The psychosis was widespread. There was no reason to believe this president would be any different. Except for one intriguing part of his speech. That's when he said the Palestinians needed "new leaders, leaders not compromised by terror."
Surely George W. Bush wasn't suggesting that Yasser Arafat had to go? Not the Indispensable Man. Hadn't this administration regularly recognized Chairman Arafat as the "chosen leader" of the Palestinians?
But a strange thing happened on the way to the same old futility. This president wasn't going there again. More impressive than the president's speech were some of his comments to reporters afterward. Why, yes, if Yasser Arafat stayed on as terrorist-in-chief, Washington would cut off his water. He said it matter-of-factly. But everything had changed.

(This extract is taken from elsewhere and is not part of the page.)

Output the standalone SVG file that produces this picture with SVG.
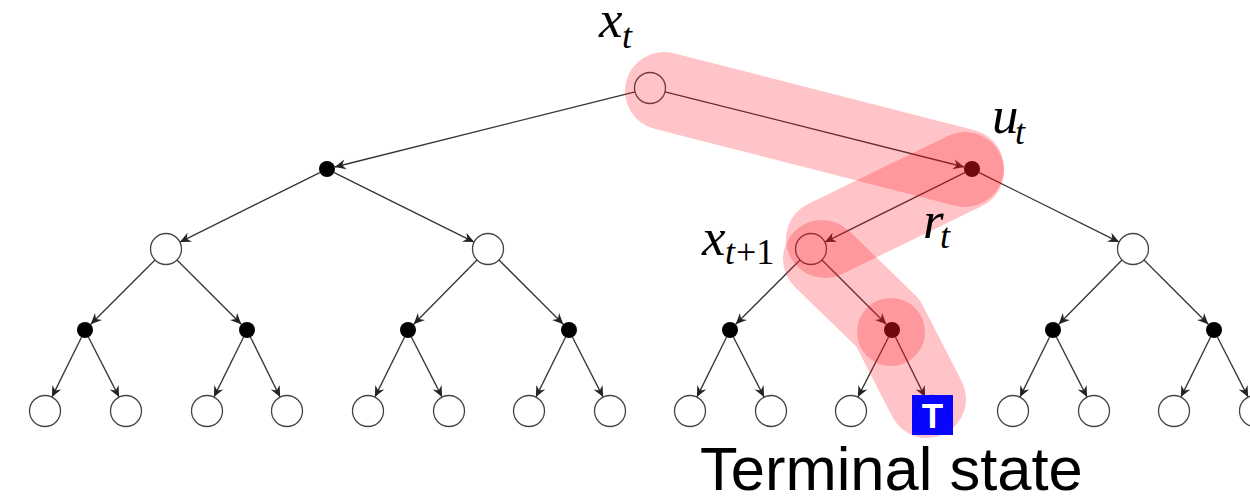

The president's comments set the tone for the rest of his administration. Condoleezza Rice, the brains of the outfit, has consistently understood that Mr. Arafat must go if peace is to come. Now she could say so, forcefully.
Colin Powell, the most consistently ignored secretary of state since Thomas Jefferson was advising George Washington, is proving a team player. Now he notes that he warned Mr. Arafat this would happen unless the guerrilla chieftain changed his spots. How was that old terrorist to know the Americans meant it this time?
For now the administration is using a euphemism for dumping Mr. Arafat: promoting democracy. It is of course highly unlikely that any state of Palestine will become the first democracy in the Arab world. But it is possible the administration's message will get through to Palestinians still within the reach of reason, and they will dump him themselves. God knows they have enough reasons to oppression, corruption, chaos, poverty, nigh-endless defeat and occupation.
The Palestinians' choice is clear now: They can have Yasser Arafat or American support, but not both. They can have war or peace, but not both. They can continue to support terror or have a state of their own. But not both. The game is up. America has a new president. And his eyes have opened.